To see what one enterprising family is doing with their urban homestead, check out the inspiring Path to Freedom website. Si se puede! – Jen
We have been lucky to harvest many wild growing herbs (violets, dandelions, plantain, yarrow… ) on our land this spring, but I was especially excited to harvest our first cultivated crop of oats at La Placita Gardens, the new community garden located at the historic Sanchez Farm where we have a plot for Sunstone Herbs. We seeded the oats back in March when the soil still held moisture from the winter snows and rains. They grew wonderfully without irrigation, thanks to a few timely rains and a few accidental flood irrigations from the acequia. We harvested the oats in the milky stage (that is when the oat seed has formed but has not hardened off, and when you press the seed it exudes a milky substance), taking the tops and the “straw.”
The oats were vibrantly green and beautiful with no issues of too much rain interfering with the harvest as often happened in New York where it always seemed to pour the day the oats were ripe for picking.

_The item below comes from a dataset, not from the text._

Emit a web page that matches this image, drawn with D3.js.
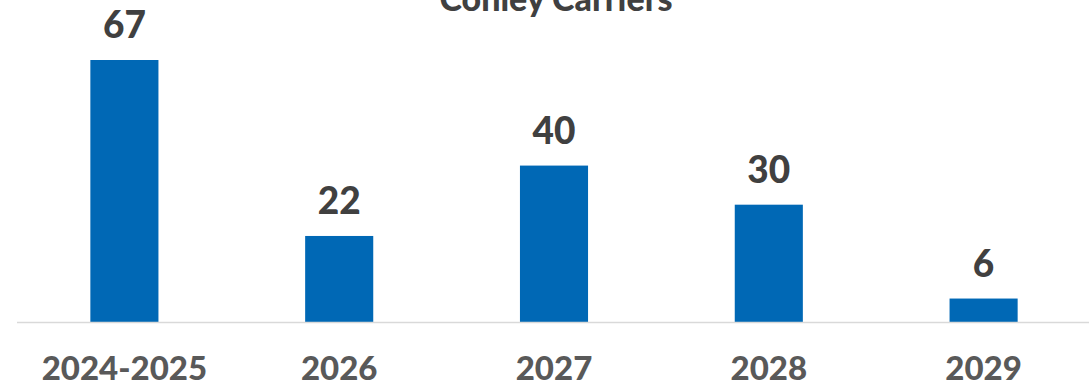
<!DOCTYPE html>
<html>
<head>
<meta charset="utf-8">
<script src="https://cdn.jsdelivr.net/npm/d3@7"></script>
<style>
  body { margin: 0; background: #fff; }
  svg { display: block; font-family: Lato, 'Liberation Sans', sans-serif; font-weight: 900; }
</style>
</head>
<body>
<div id="chart"></div>
<script>
const width = 1089;
const height = 385;

// datos
const categories = ['2024-2025', '2026', '2027', '2028', '2029'];
const values = [67, 22, 40, 30, 6];
const title = 'Conley Carriers';

const baseY = 322;
const topY = 60;

const svg = d3.select('#chart')
  .append('svg')
  .attr('width', width)
  .attr('height', height);

const xScale = d3.scaleBand()
  .domain(categories)
  .range([17, 1091])
  .paddingInner(0.683)
  .paddingOuter(0.683 / 2);

const yScale = d3.scaleLinear()
  .domain([0, 67])
  .range([baseY, topY]);

// titulo
svg.append('text')
  .attr('x', 556)
  .attr('y', 11)
  .attr('text-anchor', 'middle')
  .attr('font-size', 34)
  .attr('fill', '#404040')
  .text(title);

// barras
svg.selectAll('.bar')
  .data(values)
  .enter()
  .append('rect')
  .attr('class', 'bar')
  .attr('x', (d, i) => xScale(categories[i]))
  .attr('y', d => yScale(d))
  .attr('width', xScale.bandwidth())
  .attr('height', d => baseY - yScale(d))
  .attr('fill', '#0068b5');

// eje
svg.append('line')
  .attr('x1', 17)
  .attr('x2', width)
  .attr('y1', baseY + 0.5)
  .attr('y2', baseY + 0.5)
  .attr('stroke', '#d9d9d9')
  .attr('stroke-width', 1.5);

// etiquetas de valor
svg.selectAll('.labelbar')
  .data(values)
  .enter()
  .append('text')
  .attr('class', 'labelbar')
  .attr('x', (d, i) => xScale(categories[i]) + xScale.bandwidth() / 2)
  .attr('y', d => yScale(d) - 22)
  .attr('text-anchor', 'middle')
  .attr('font-size', 37)
  .attr('fill', '#404040')
  .text(d => d);

// etiquetas de categoria
svg.selectAll('.labelcat')
  .data(categories)
  .enter()
  .append('text')
  .attr('class', 'labelcat')
  .attr('x', d => xScale(d) + xScale.bandwidth() / 2)
  .attr('y', 380)
  .attr('text-anchor', 'middle')
  .attr('font-size', 33)
  .attr('fill', '#595959')
  .text(d => d);
</script>
</body>
</html>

Oats Harvested from Our Plot at Placita Gardens
We made a pretty green tincture of the milky oats, and dried the remaining oats and oat straw for tea. Unfortunately this year we will not have any of this dried oat straw for sale as we grew a smaller trial plot to understand how the oats would grow here. Well they grow beautifully, so you can be sure that next year we will plant a large area to oats to make this nourishing herb available to you. – Jen
Fortunately for us, our new property came with access to the Chanate acequia which is part of the Rio Grande Valley’s centuries-old 300 mile network of irrigation ditches and canals.
For approximately $25 per year (payable to the Middle Rio Grande Conservancy District), we can access water from this ditch on a weekly basis during the growing season.
Because we have a 30ft irrigation well to water our gardens (we really lucked out!! We also have a 300ft well for the house) we use the ditch water specifically for irrigating the various trees that form a natural screen along the perimeter of our property. These trees – Austrian Pines, Russian Olives, Autumn Olives to name a few – are planted along canals designed by the previous owner to receive water from the ditch.
With the help of my neighbor Terry, I’ve been learning how to navigate the gates and turnouts of the ditch. You need to be careful because the water can come fast and, if not managed properly, could jump the ditch and end up flooding someone’s house.
I have a lot of fun watering with the ditch (as do our dogs Maggie and Tessie) and am getting better at it. Last week I washed out one of the planks that I use as a walkway to cross where the water enters our property. I did better this week though. -Tree
Contrary to popular opinion goats do not eat just anything. Yes, they can be impish and grab a piece of paper out of your hand and start to chew it up, but when it comes to the food they ingest for nourishment they are fastidious, choosing only those hays and forages which give them the nutrients they need. We learned this quickly living in New York as we watched in dismay as they rooted through a clip of hay for that choice piece of timothy while a large pile of rejected grasses accumulated below the feeder.
Now that we are in New Mexico the goats are eating alfalfa-grass mix grown right down the road from us in the South Valley and are no longer as wasteful because they LOVE it. The three of them look great and their milk production is on the mark.